The $1.6 billion cut to education funding included special state aid given to school districts to help with special needs – including districts with high poverty.
In 2007, my legislative colleagues and I created the special ‘High Poverty Aid’ to help school districts with high poverty numbers. At that time only 23 schools met the requirement of at least half of their students being eligible for free and reduced lunch (a measure of poverty). This year, the number of eligible schools has quadrupled. The reduced amount of aid will not keep pace with the increasing poverty statewide. Schools are forced to do more with less.
Researchers testified at the hearing that students in poorer districts suffered more under the most recent round of budget cuts even though taxpayers in these poorer districts paid more.
They explained that teachers and support workers make up about 80% of a school’s budget. When money is tight, it is personnel that are lost.
Using DPI data, UW Professors Jim Shaw and Carolyn Kelley discovered the poorest 30 school districts lost almost six times more staff than the wealthiest 30 school districts.
Shaw and Kelley argued for “strategic increases in teacher salaries to improve performance and teacher incentives and portability of pensions to recruit high quality teachers to high need schools.”
“We need to realign resources,” said Professor and former Racine Superintendent Jim Shaw. “We are at a really good time to talk about a new way. We know the strategies that are really effective: summer school, after school programs, preschool. It would be wise to look at the most effective way to close the achievement gap.”

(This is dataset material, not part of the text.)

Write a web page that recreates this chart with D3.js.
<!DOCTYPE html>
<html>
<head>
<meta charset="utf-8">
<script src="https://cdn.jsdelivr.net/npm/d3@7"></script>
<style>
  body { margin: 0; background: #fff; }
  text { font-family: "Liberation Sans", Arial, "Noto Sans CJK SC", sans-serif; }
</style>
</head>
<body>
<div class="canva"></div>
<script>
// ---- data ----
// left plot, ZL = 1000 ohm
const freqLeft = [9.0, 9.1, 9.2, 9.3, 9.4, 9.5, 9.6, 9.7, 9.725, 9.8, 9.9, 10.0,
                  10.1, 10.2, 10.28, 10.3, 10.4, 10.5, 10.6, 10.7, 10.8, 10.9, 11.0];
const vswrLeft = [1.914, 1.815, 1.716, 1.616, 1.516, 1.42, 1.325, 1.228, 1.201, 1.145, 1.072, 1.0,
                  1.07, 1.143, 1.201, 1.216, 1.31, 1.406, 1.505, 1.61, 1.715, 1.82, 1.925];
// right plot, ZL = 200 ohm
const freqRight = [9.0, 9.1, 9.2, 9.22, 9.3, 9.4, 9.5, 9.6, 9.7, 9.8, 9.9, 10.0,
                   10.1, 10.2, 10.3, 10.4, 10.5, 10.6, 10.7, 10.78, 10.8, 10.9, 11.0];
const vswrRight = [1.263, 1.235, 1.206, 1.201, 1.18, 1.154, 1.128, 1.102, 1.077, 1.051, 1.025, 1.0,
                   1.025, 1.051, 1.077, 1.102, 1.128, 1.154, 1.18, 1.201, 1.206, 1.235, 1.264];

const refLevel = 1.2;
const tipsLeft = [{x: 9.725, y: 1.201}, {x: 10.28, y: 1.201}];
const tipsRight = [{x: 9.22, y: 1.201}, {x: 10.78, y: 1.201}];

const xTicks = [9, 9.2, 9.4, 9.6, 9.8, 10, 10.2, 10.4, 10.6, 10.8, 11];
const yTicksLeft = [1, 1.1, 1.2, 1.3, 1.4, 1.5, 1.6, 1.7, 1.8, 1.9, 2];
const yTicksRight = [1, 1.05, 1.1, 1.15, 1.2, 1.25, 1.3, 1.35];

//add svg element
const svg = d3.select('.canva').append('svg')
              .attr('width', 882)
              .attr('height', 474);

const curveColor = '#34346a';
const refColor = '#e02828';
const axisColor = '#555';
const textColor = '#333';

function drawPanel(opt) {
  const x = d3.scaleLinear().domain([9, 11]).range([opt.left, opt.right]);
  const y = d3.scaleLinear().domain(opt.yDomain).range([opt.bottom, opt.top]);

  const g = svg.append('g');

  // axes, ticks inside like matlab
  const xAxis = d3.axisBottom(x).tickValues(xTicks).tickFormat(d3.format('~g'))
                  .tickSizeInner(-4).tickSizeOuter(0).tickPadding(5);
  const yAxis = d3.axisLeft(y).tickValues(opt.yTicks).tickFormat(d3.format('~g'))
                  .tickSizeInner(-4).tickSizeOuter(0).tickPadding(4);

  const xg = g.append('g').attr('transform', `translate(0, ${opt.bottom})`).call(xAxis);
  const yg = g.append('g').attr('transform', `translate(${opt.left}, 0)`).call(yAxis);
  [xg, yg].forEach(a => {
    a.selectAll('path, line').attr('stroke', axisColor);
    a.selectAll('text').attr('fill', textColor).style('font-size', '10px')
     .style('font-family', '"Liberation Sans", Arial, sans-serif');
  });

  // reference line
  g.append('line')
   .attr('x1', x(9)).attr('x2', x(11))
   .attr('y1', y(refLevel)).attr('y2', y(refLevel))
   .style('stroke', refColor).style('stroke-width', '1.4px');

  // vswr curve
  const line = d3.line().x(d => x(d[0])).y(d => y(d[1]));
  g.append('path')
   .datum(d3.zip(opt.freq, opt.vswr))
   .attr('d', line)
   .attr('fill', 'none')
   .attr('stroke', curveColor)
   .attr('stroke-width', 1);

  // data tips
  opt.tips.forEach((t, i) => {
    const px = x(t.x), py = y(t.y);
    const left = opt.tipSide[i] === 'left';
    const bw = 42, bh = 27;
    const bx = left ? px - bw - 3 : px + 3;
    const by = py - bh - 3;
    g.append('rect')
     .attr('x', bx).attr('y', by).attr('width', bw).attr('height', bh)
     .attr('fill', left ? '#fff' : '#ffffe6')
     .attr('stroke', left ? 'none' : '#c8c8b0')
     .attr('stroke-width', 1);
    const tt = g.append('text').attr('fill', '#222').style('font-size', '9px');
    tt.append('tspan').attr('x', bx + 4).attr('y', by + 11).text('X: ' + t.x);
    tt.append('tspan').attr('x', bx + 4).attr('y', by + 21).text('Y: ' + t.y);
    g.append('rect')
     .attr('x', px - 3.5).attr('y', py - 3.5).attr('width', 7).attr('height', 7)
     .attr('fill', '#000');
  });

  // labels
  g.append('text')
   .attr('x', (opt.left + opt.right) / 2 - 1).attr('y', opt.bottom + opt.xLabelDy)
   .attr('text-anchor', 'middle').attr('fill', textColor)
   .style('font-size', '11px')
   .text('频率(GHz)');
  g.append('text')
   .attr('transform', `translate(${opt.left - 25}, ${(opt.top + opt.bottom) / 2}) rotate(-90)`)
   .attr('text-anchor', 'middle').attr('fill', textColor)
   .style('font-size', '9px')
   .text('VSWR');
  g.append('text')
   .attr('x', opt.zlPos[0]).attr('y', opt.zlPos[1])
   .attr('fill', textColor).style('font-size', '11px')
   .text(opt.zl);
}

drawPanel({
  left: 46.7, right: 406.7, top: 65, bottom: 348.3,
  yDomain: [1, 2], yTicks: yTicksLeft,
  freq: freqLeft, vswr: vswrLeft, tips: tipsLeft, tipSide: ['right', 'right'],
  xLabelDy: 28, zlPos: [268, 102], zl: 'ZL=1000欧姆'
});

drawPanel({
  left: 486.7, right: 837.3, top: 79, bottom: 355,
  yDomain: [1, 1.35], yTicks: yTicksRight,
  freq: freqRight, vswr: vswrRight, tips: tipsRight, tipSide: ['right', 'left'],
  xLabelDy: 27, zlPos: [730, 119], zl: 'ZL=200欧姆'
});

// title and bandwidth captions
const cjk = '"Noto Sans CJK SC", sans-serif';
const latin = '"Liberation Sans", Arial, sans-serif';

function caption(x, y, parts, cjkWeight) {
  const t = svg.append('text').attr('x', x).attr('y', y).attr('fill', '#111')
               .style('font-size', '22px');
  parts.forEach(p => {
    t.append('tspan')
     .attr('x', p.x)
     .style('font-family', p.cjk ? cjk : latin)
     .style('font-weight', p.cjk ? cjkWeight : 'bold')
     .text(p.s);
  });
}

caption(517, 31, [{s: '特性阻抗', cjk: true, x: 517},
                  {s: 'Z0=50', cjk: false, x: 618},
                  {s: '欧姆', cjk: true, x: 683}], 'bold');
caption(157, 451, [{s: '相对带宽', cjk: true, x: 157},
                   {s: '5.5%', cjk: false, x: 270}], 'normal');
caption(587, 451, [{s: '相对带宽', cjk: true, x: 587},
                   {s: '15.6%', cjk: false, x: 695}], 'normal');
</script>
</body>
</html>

To help all children be successful, our state education dollars must be wisely invested. Committee members were urged to pass State Superintendent Tony Evers’ Fair Funding for Schools Plan. This idea pays schools a minimum amount just to open the doors and keep on the lights. Poverty and the communities’ ability to pay are factors included in state aid received by the local school from the state.
Fair Funding for Schools is an important part of the answer and critical to the economic success of our state.
In the meantime, teachers I know are stocking up on granola bars and other items that help poor children deal with the stress of poverty and prepare them to learn.